Hydraulic force calculator for cylinder push and pull force

This hydraulic force calculator estimates how much linear force a hydraulic cylinder can produce from a given pressure and cylinder bore. The dominant real world intent is sizing and sanity checking a cylinder for a specific pushing task, like lifting a load, clamping, pressing, or moving a mechanism. If you know your system pressure and the cylinder bore, you can quickly estimate extension force, which is the force available when the piston is pushing out.

In practice, many people also need a realistic estimate of pull force (retraction force). Retraction force is usually lower because the piston’s effective area is reduced by the rod. That is why this page includes an optional rod diameter input. If you do not know the rod diameter, you can still get a useful extension estimate and a clear explanation of what is missing to refine the pull estimate.

To use the calculator, enter your system pressure and choose the correct unit (bar, psi, or MPa). Then enter the cylinder bore diameter and select mm or inches. Click Calculate force to see extension force in newtons (N), kilonewtons (kN), and metric ton force (tf). If you enter a rod diameter, the calculator also shows the estimated retraction force and the effective annulus area. You can also enter an overall efficiency percentage to account for losses from seals, friction, pressure drop, and real world operating conditions.

Assumptions and how to use this calculator

• This calculator uses the standard relationship: Force = Pressure × Area, applied to piston area for extension and annulus area for retraction.
• Pressure is treated as the effective pressure at the cylinder. If your gauge is far from the cylinder or you have high flow losses, actual force can be lower.
• If efficiency is left blank, a default of 90% is used to avoid unrealistic “perfect” force estimates in typical systems.
• Rod diameter is optional. If omitted, only extension force is calculated, because retraction force depends on the rod size.
• Results are static force estimates and do not include dynamic effects, shock loads, side loads, acceleration, or mechanical advantage from linkages.

Common questions

Why is my calculated force higher than what the machine can actually move?

The formula gives theoretical cylinder force at the stated pressure, but real machines have losses and extra resistance. Seal friction, pressure drop through valves and hoses, side loading on the rod, and the geometry of linkages can all reduce usable force at the point where work is done. Use the efficiency input to bring estimates closer to reality, and remember that the cylinder force is not the same as the force at the load if there is leverage involved.

What pressure should I enter: pump rating, relief setting, or gauge reading?

Use the pressure that the cylinder actually sees during the task. The pump’s maximum rating is not a working value. Relief setting is an upper limit and may not be reached. A gauge reading taken during the movement or pressing operation is usually the best choice. If you only know the relief setting, treat the result as a best case upper bound.

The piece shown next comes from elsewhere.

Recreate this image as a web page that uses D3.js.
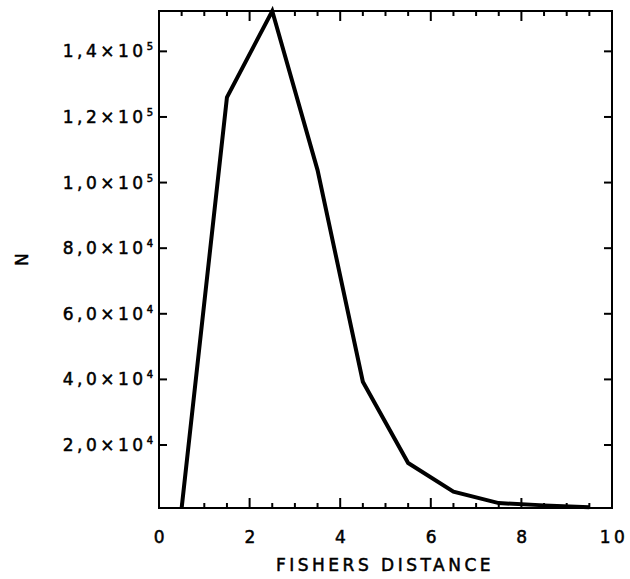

Do I need rod diameter to calculate force?

You only need rod diameter to estimate pull force (retraction). Extension force uses full piston area, which depends only on bore. If your decision is about pushing, clamping, or lifting on extension, bore and pressure are enough for a useful first estimate. If you care about pulling or retraction speed under load, add rod diameter when you can.

What does “ton force (tf)” mean, and how should I use it?

Ton force is a force unit based on the weight of a 1,000 kg mass under standard gravity. It can be useful for quick intuition in lifting and pressing contexts, but it is not mass. A 5 tf result means the cylinder can theoretically exert about five metric tons of force, not lift five tons safely in every configuration. Always apply safety factors and consider the full system design.

How can I improve accuracy without overcomplicating the inputs?

Use the most realistic pressure value for the actual task, and enter a reasonable efficiency. If you do not have test data, 85% to 90% is a sensible starting range for many practical systems. If retraction matters, measure or look up the rod diameter. If your machine uses linkages, calculate the mechanical advantage separately, because cylinder force is only one part of the force at the load.